Critic Robert Koehler, writing in Variety magazine, also gave the gave the film a mixed review, writing, "The latest fashion, The Salton Sea strains past the breaking point to provide the old genre with new couture. Tyro helmer D.J. Caruso appears compelled to strut his cinematic stuff in every scene, whether called for or not, and in the process overplays his assignment."

The New York Times film critic Stephen Holden believes the film to be derivative, and wrote:

The Salton Sea, directed by D. J. Caruso from a screenplay by Tony Gayton (who also wrote the recent Murder by Numbers), blatantly recycles moods and images from other recent films and compacts them into a formula of its own. From Heat it borrows a noirish twilighted despair; from Pulp Fiction, a fondness for grotesque caricature; from Requiem for a Dream, a contortedly druggy ambience; and from Fight Club a surrealist bravado and choked-back super-macho cool. All that borrowing lends The Salton Sea style to burn but little personality of its own.

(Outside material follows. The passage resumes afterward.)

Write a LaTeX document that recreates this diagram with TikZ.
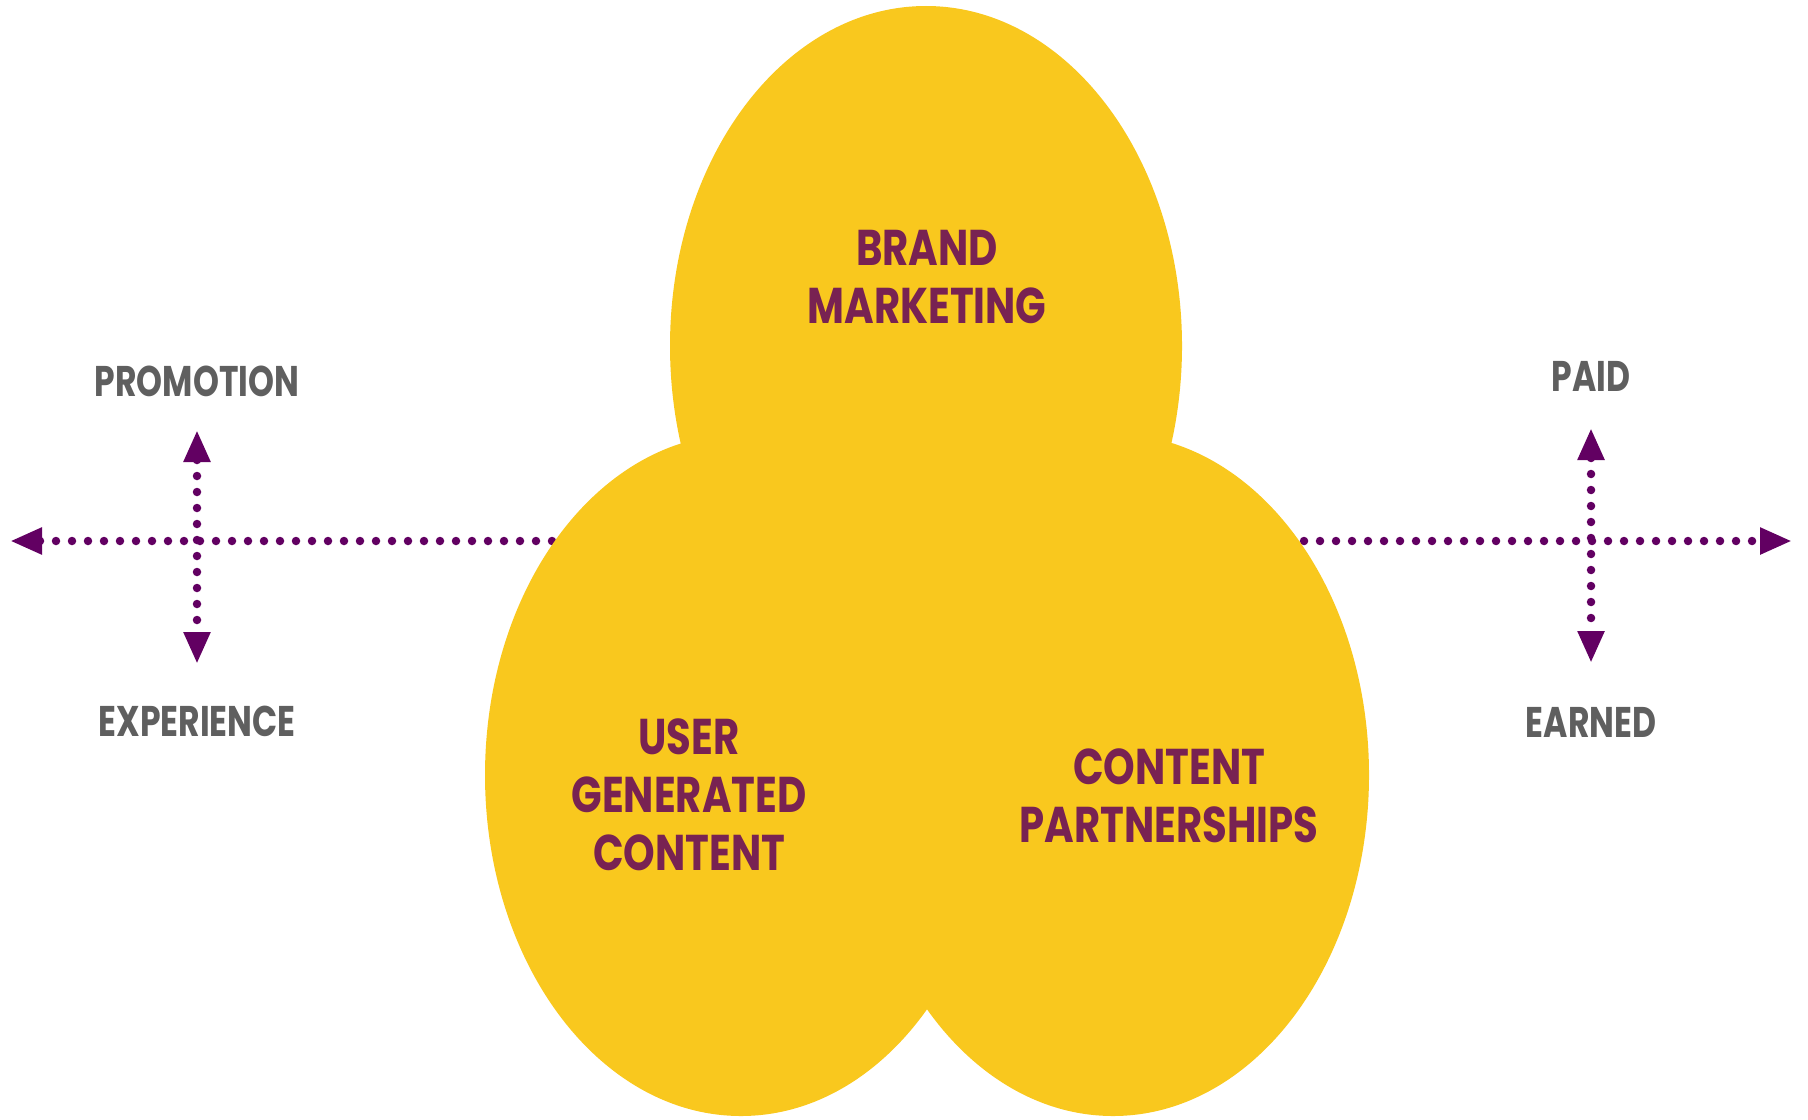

Slate film critic David Edelstein reviewed the work of actor Val Kilmer favorably, writing:

The good news is that Kilmer, a smart, nervy actor who looked to be down for the count—the victim, some have suggested, of his own untenable temperament—is in there working hard and giving a real performance. He doesn't make the movie worth seeing, but he makes me hope to see him again.

The review aggregation website Rotten Tomatoes gives the film a score of 62% based on reviews from 85 critics, with an average rating of 5.8 out of 10.